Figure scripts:

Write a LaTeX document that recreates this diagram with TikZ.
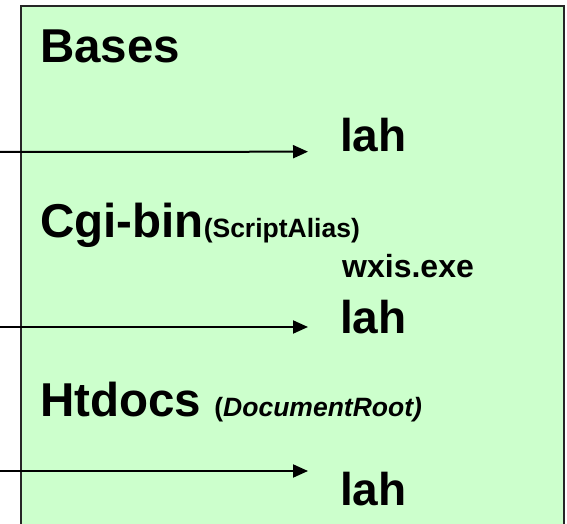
\documentclass[tikz,border=0pt]{standalone}
\usepackage{fontspec}
\setmainfont{Liberation Sans}
\usetikzlibrary{arrows.meta}
\definecolor{boxgreen}{RGB}{204,255,204}

\begin{document}
\begin{tikzpicture}[x=1pt, y=1pt,
		dirname/.style={anchor=base west, inner sep=0pt, font=\fontsize{47.5}{52}\selectfont\bfseries},
		target/.style={anchor=base west, inner sep=0pt, font=\fontsize{46}{50}\selectfont\bfseries},
		filename/.style={anchor=base west, inner sep=0pt, font=\fontsize{32}{36}\selectfont\bfseries},
		feed/.style={-{Triangle[length=15pt, width=13pt]}, line width=2pt, black}]
			\useasboundingbox (0,0) rectangle (567,524);
			\begin{scope}
				\clip (0,0) rectangle (567,524);
				\filldraw[fill=boxgreen, draw=black!85, line width=2pt] (21,-10) rectangle (564,517.5);
			\end{scope}
			
			\node[dirname] (bases) at (40, 461) {Bases};
			\node[target] (lah1) at (340, 372.3) {lah};
			
			\node[dirname] (cgi) at (40, 286) {Cgi-bin{\fontsize{26.5}{30}\selectfont(ScriptAlias)}};
			\node[filename] (wxis) at (342, 246) {wxis.exe};
			\node[target] (lah2) at (340, 190) {lah};
			
			\node[dirname] (htdocs) at (40, 107) {Htdocs {\fontsize{26.5}{30}\selectfont(\textit{DocumentRoot)}}};
			\node[target] (lah3) at (340, 18) {lah};
			
			\coordinate (src1) at (0, 372);
			\coordinate (src2) at (0, 197);
			\coordinate (src3) at (0, 53);
			\draw[feed] (src1) -- ([xshift=-32pt]lah1.base west);
			\draw[feed] (src2) -- ([shift={(-32pt,7pt)}]lah2.base west);
			\draw[feed] (src3) -- ([shift={(-32pt,35pt)}]lah3.base west);
			
		\end{tikzpicture}
\end{document}
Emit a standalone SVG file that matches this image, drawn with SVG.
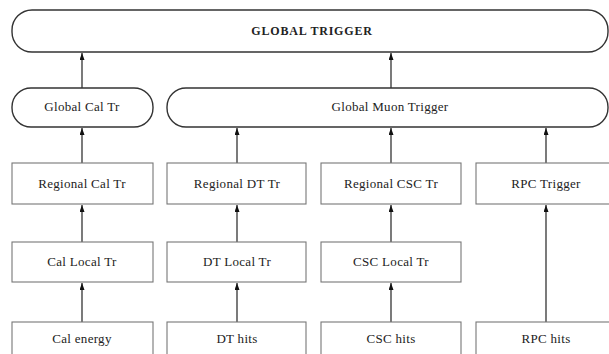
<svg xmlns="http://www.w3.org/2000/svg" width="609" height="354" viewBox="0 0 609 354">
<defs>
<marker id="ah" markerWidth="7" markerHeight="5" refX="7" refY="2.5" orient="auto" markerUnits="userSpaceOnUse" viewBox="0 0 7 5">
<path d="M0 0 L7 2.5 L0 5 Z" fill="#111"/>
</marker>
<style>
.rnd{fill:#fff;stroke:#333;stroke-width:1.4}
.box{fill:#fff;stroke:#777;stroke-width:1.1}
.t{font-family:"Liberation Serif",serif;font-size:13px;letter-spacing:0.3px;fill:#222;text-anchor:middle}
.tb{font-family:"Liberation Serif",serif;font-size:12px;letter-spacing:0.8px;font-weight:bold;fill:#222;text-anchor:middle}
.c{stroke:#222;stroke-width:1.2;fill:none;marker-end:url(#ah)}
</style>
</defs>
<rect width="609" height="354" fill="#fff"/>
<g id="connectors">
<line class="c" x1="82" y1="88" x2="82" y2="53"/>
<line class="c" x1="391" y1="88" x2="391" y2="53"/>
<line class="c" x1="82" y1="163" x2="82" y2="128"/>
<line class="c" x1="237" y1="163" x2="237" y2="128"/>
<line class="c" x1="391" y1="163" x2="391" y2="128"/>
<line class="c" x1="546" y1="163" x2="546" y2="128"/>
<line class="c" x1="82" y1="242" x2="82" y2="205"/>
<line class="c" x1="237" y1="242" x2="237" y2="205"/>
<line class="c" x1="391" y1="242" x2="391" y2="205"/>
<line class="c" x1="82" y1="322" x2="82" y2="283"/>
<line class="c" x1="237" y1="322" x2="237" y2="283"/>
<line class="c" x1="391" y1="322" x2="391" y2="283"/>
<line class="c" x1="546" y1="322" x2="546" y2="205"/>
</g>
<g id="global-trigger"><rect class="rnd" x="12" y="10" width="596" height="42" rx="20" ry="20"/><text class="tb" x="312" y="35">GLOBAL TRIGGER</text></g>
<g id="global-cal"><rect class="rnd" x="12" y="88" width="141" height="39" rx="19" ry="19"/><text class="t" x="82" y="111">Global Cal Tr</text></g>
<g id="global-muon"><rect class="rnd" x="167" y="88" width="441" height="39" rx="19" ry="19"/><text class="t" x="390" y="111">Global Muon Trigger</text></g>
<g id="regional-cal"><rect class="box" x="12" y="163" width="141" height="41"/><text class="t" x="82" y="188">Regional Cal Tr</text></g>
<g id="regional-dt"><rect class="box" x="167" y="163" width="139" height="41"/><text class="t" x="237" y="188">Regional DT Tr</text></g>
<g id="regional-csc"><rect class="box" x="321" y="163" width="140" height="41"/><text class="t" x="391" y="188">Regional CSC Tr</text></g>
<g id="rpc-trigger"><rect class="box" x="476" y="163" width="140" height="41"/><text class="t" x="546" y="188">RPC Trigger</text></g>
<g id="cal-local"><rect class="box" x="12" y="242" width="141" height="40"/><text class="t" x="82" y="266">Cal Local Tr</text></g>
<g id="dt-local"><rect class="box" x="167" y="242" width="139" height="40"/><text class="t" x="237" y="266">DT Local Tr</text></g>
<g id="csc-local"><rect class="box" x="321" y="242" width="140" height="40"/><text class="t" x="391" y="266">CSC Local Tr</text></g>
<g id="cal-energy"><rect class="box" x="12" y="322" width="141" height="40"/><text class="t" x="82" y="343">Cal energy</text></g>
<g id="dt-hits"><rect class="box" x="167" y="322" width="139" height="40"/><text class="t" x="237" y="343">DT hits</text></g>
<g id="csc-hits"><rect class="box" x="321" y="322" width="140" height="40"/><text class="t" x="391" y="343">CSC hits</text></g>
<g id="rpc-hits"><rect class="box" x="476" y="322" width="140" height="40"/><text class="t" x="546" y="343">RPC hits</text></g>
</svg>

*WORK TO DO*: Using the listing above, pick out each line that contains the word "with", then copy it.

*CORRECT RESPONSE*:
Write a LaTeX document that recreates this diagram with TikZ.
Emit a standalone SVG file that matches this image, drawn with SVG.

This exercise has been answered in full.